Last weekend Friday, March 24 and Saturday, March 25 was celebrated in the universal church as “24 Hours for the Lord.” It’s an initiative of Pope Francis begun last year at the conclusion of the Jubilee Year of Mercy.

In his apostolic letter, “Misericordia et misera,” the pope urged this devotion to be observed on the fourth Friday and Saturday of Lent for a 24-hour period as a time of prayer before the Blessed Sacrament and an opportunity for individual confession.

While the ideal would be for every Catholic parish and community worldwide to comply with the Holy Father’s request, it may not always be possible. Some parishes may not have a congregation large enough to serve an all-night vigil. Others may be located in areas where it would be imprudent to leave the church open all night or dangerous for the parishioners to travel in the hours of darkness.


Guidelines issued by the archdiocesan Office for Divine Worship took account of that, by suggesting shorter hours for adoration and penance or parishes combining their effort if necessary.

The guidelines suggested parishes offer exposition of the Blessed Sacrament for the entire time, with several opportunities for confession, if possible.

Last year, the final version of an interactive map of participating parishes prepared by the archdiocesan Office for the New Evangelization showed approximately 50 parishes participating. A similar map prepared this year shows 20 of the 219 parishes in the Philadelphia Archdiocese listed as participating in full or in part.

It is possible some parishes had 24 Hours for the Lord observances but did not report their schedule to the archdiocese. Or as a possibility suggested by the guidelines, parishes may have participated this year in an observance at a neighboring parish.

It does raise a question: Has society today, so engrossed in the inaudible chatter of handheld devices, lost an appreciation of solitude, including silent meditation?

At Nativity B.V.M. Parish in Media, the pastor, Father Edward Bell, admits eucharistic adoration was not always part of his prayer life, but

Nativity does have an adoration chapel that is usually open 7 a.m. until 11 p.m. Recently attendance had slipped a bit, the pastor noted.

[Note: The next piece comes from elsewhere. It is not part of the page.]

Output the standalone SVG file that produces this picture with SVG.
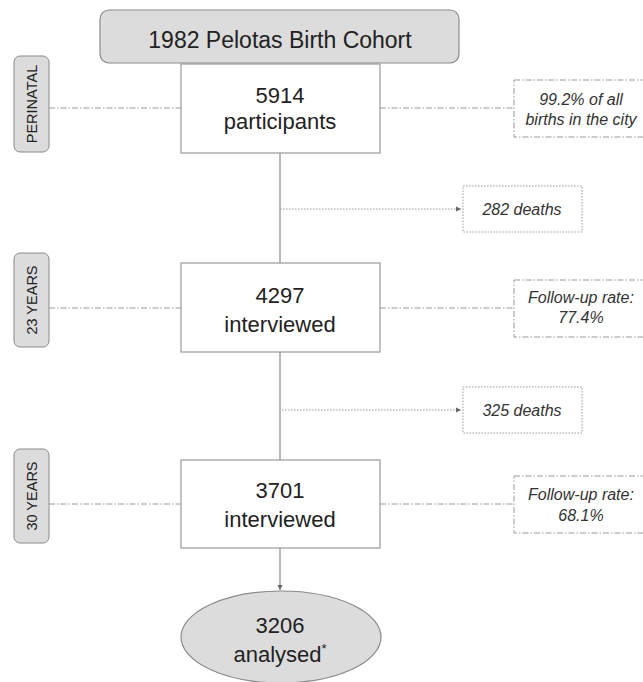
<svg xmlns="http://www.w3.org/2000/svg" width="643" height="682" viewBox="0 0 643 682">
<style>
.main{font-family:"Liberation Sans",Arial,sans-serif;fill:#222;text-anchor:middle}
.note{font-family:"Liberation Sans",Arial,sans-serif;font-style:italic;font-size:16px;fill:#333;text-anchor:middle}
.pill{fill:#dcdcdc;stroke:#8a8a8a;stroke-width:1}
.pilltxt{font-family:"Liberation Sans",Arial,sans-serif;font-size:14.5px;fill:#222;text-anchor:middle}
.box{fill:#fff;stroke:#9a9a9a;stroke-width:1.2}
.dashdot{fill:none;stroke:#9a9a9a;stroke-width:1;stroke-dasharray:6 2 1.5 2}
.dotted{fill:none;stroke:#9a9a9a;stroke-width:1;stroke-dasharray:1.5 1.5}
.solid{fill:none;stroke:#8c8c8c;stroke-width:1.2}
</style>
<defs>
<marker id="ah" markerWidth="6" markerHeight="6" refX="5" refY="3" orient="auto" markerUnits="userSpaceOnUse">
<path d="M0,0.5 L5,3 L0,5.5 Z" fill="#666"/>
</marker>
</defs>
<g id="connectors">
<line class="solid" x1="280" y1="153" x2="280" y2="263"/>
<line class="solid" x1="280" y1="352" x2="280" y2="460"/>
<line class="solid" x1="280" y1="548" x2="280" y2="590" marker-end="url(#ah)"/>
<line class="dotted" x1="280" y1="209" x2="461" y2="209" marker-end="url(#ah)"/>
<line class="dotted" x1="282" y1="410" x2="461" y2="410" marker-end="url(#ah)"/>
<line class="dashdot" x1="49" y1="108" x2="181" y2="108"/>
<line class="dashdot" x1="380" y1="108" x2="514" y2="108"/>
<line class="dashdot" x1="49" y1="308" x2="181" y2="308"/>
<line class="dashdot" x1="380" y1="308" x2="514" y2="308"/>
<line class="dashdot" x1="49" y1="504" x2="181" y2="504"/>
<line class="dashdot" x1="380" y1="504" x2="514" y2="504"/>
</g>
<g id="title">
<rect x="100" y="10" width="359" height="53" rx="9" fill="#dcdcdc" stroke="#8a8a8a" stroke-width="1.2"/>
<text class="main" x="280" y="48" font-size="23">1982 Pelotas Birth Cohort</text>
</g>
<g id="perinatal-label">
<rect class="pill" x="14" y="56" width="35" height="96" rx="6"/>
<text class="pilltxt" transform="translate(36.5,104) rotate(-90)">PERINATAL</text>
</g>
<g id="y23-label">
<rect class="pill" x="14" y="253" width="35" height="94" rx="6"/>
<text class="pilltxt" transform="translate(36.5,300) rotate(-90)">23 YEARS</text>
</g>
<g id="y30-label">
<rect class="pill" x="14" y="449" width="35" height="94" rx="6"/>
<text class="pilltxt" transform="translate(36.5,496) rotate(-90)">30 YEARS</text>
</g>
<g id="participants">
<rect class="box" x="181" y="64" width="199" height="89"/>
<text class="main" x="280" y="103" font-size="22">5914</text>
<text class="main" x="280" y="129" font-size="22">participants</text>
</g>
<g id="interviewed23">
<rect class="box" x="181" y="263" width="199" height="89"/>
<text class="main" x="280" y="303" font-size="22">4297</text>
<text class="main" x="280" y="332" font-size="22">interviewed</text>
</g>
<g id="interviewed30">
<rect class="box" x="181" y="460" width="199" height="88"/>
<text class="main" x="280" y="498" font-size="22">3701</text>
<text class="main" x="280" y="527" font-size="22">interviewed</text>
</g>
<g id="analysed">
<ellipse cx="281" cy="637" rx="100" ry="46" fill="#dcdcdc" stroke="#8a8a8a" stroke-width="1.2"/>
<text class="main" x="280" y="633" font-size="22">3206</text>
<text class="main" x="280" y="662" font-size="22">analysed<tspan font-size="13" dy="-9">*</tspan></text>
</g>
<g id="births-note">
<rect class="dashdot" x="514" y="80" width="134" height="57"/>
<text class="note" x="581" y="105">99.2% of all</text>
<text class="note" x="581" y="125">births in the city</text>
</g>
<g id="deaths1">
<rect class="dotted" x="463" y="186" width="119" height="46"/>
<text class="note" x="522" y="215">282 deaths</text>
</g>
<g id="followup23">
<rect class="dashdot" x="514" y="280" width="134" height="57"/>
<text class="note" x="581" y="303">Follow-up rate:</text>
<text class="note" x="581" y="323">77.4%</text>
</g>
<g id="deaths2">
<rect class="dotted" x="463" y="387" width="119" height="46"/>
<text class="note" x="522" y="416">325 deaths</text>
</g>
<g id="followup30">
<rect class="dashdot" x="514" y="476" width="134" height="57"/>
<text class="note" x="581" y="500">Follow-up rate:</text>
<text class="note" x="581" y="521">68.1%</text>
</g>
</svg>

So Father Bell got up at all of the Masses one recent weekend, extolling eucharistic adoration and inviting parishioners to join in it. The response was excellent and this spilled over into 24 Hours with the Lord.


“It was amazing the response we got,” he said. “It was young couples, old people and families. We had parish groups take the hours of the night.

“God speaks to us in silence and solitude,” Father Bell said. “We have to take the time.”

At Our Mother of Consolation Parish in the Chestnut Hill section of Philadelphia, the parish utilized the church for part of the time and the chapel in the residence of the Oblates of St. Francis de Sales.

“The people seemed to like it,” said Oblate Father Robert Bazzoli. “In the church there was exposition of the Blessed Sacrament in a monstrance on the altar, but in the later hours, after vespers, it was in the residence (with) adoration before the tabernacle.

“It was worthwhile and it raises our consciousness. There was a steady stream for confession,” said Father Bazzoli, who credits his liturgy committee and director of worship for putting the program together.

“I think the timing was very good, at the midpoint in Lent. The people were there for what they needed and hopefully they got what they needed,” he said.

At St. Cyril of Jerusalem Parish in Jamison, where the parish already had day and evening eucharistic adoration Monday through Friday during Lent, the full 24 hours were also observed all day Friday through the night until 4:30 p.m. Saturday with the Sacred Host enthroned in what Msgr. Robert Powell, the pastor, declares is “the nicest monstrance in the diocese.”

“24 Hours for the Lord was well attended,” he said. “It was pretty steady all day long, and there was a line for confessions. It’s a little soon to tell, but people say how swell it was.”